NASA’s New Solar Dynamics Observatory


To announce the new NASA solar dynamics observatory, they released a brand new video of the sun last week.  It’s amazing, but it’s also large and takes quite a while to load, even with a fast connection.

NASA writes:

April 21, 2010: Warning, the images you are about to see could take your breath away.

At a press conference today in Washington DC, researchers unveiled “First Light” images from NASA’s Solar Dynamics Observatory, a space telescope designed to study the sun.

“SDO is working beautifully,” reports project scientist Dean Pesnell of the Goddard Space Flight Center. “This is even better than we could have dreamed.”

Launched on February 11th from Cape Canaveral, the observatory has spent the past two months moving into a geosynchronous orbit and activating its instruments. As soon as SDO’s telescope doors opened, the spacecraft began beaming back scenes so beautiful and puzzlingly complex that even seasoned observers were stunned.

For instance, here is one of the first things SDO saw:

March 30 2010 SDO Erupting Prominence Video Strip 764

An erupting prominence observed by SDO on March 30, 2010. The 29 MB movie takes a while to download, but it is worth the wait.

“We’ve seen solar prominences before—but never quite like this,” says Alan Title of Lockheed Martin, principal investigator of the Atmospheric Imaging Assembly (AIA), the observatory’s main telescope array. “Some of my colleagues say they’ve learned new things about prominences just by watching this one movie.”

SDO is the first mission of NASA’s Living with a Star (LWS) program. The goal of LWS is to understand the sun as a magnetic variable star and to measure its impact on life and society on Earth.

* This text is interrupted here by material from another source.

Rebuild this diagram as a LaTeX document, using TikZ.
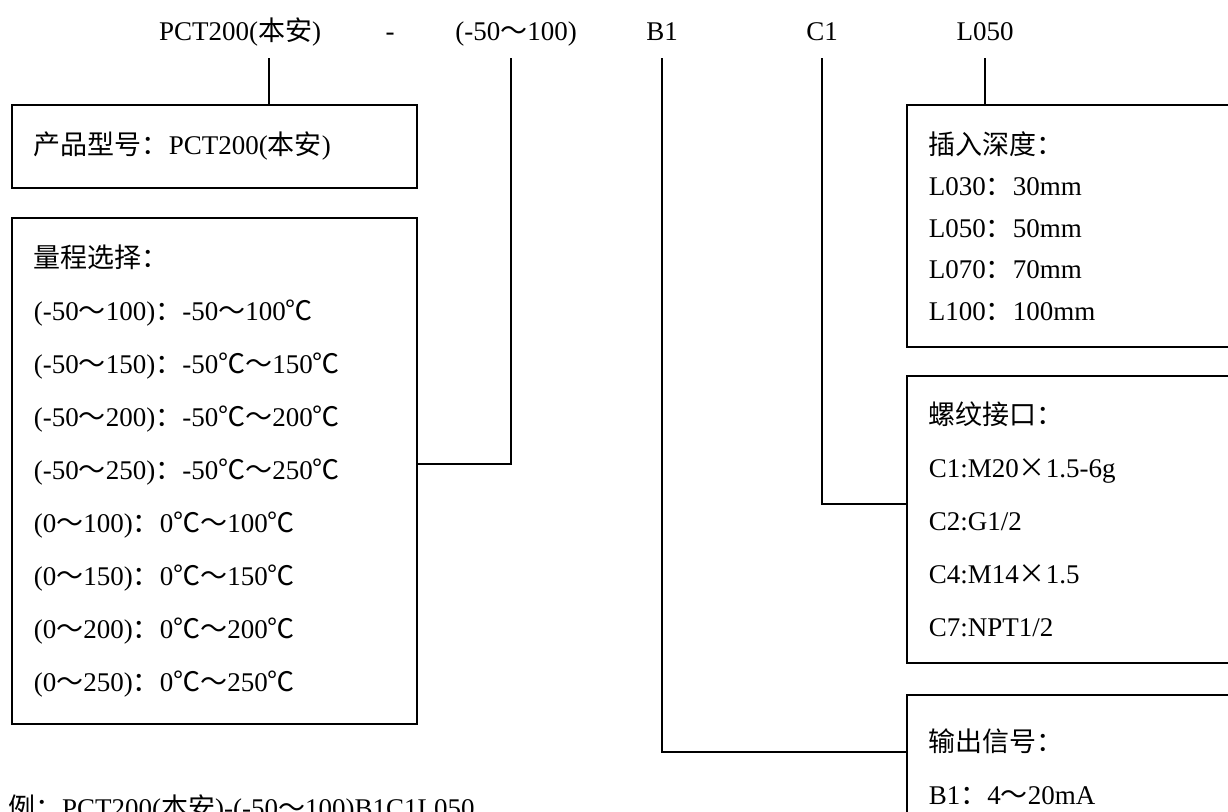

Program scientist Lika Guhathakurta of NASA headquarters envisions big things for the new observatory:

“SDO is our ‘Hubble for the sun’,” she says. “It promises to transform solar physics in the same way the Hubble Space Telescope has transformed astronomy and cosmology.”

“No solar telescope has ever come close to the combined spatial, temporal and spectral resolution of SDO,” adds Title. “This is possible because of the combination of 4096 x 4096-pixel CCDs with huge dynamic range and a geosynchronous orbit which allows SDO to observe the sun and communicate with the ground around the clock.”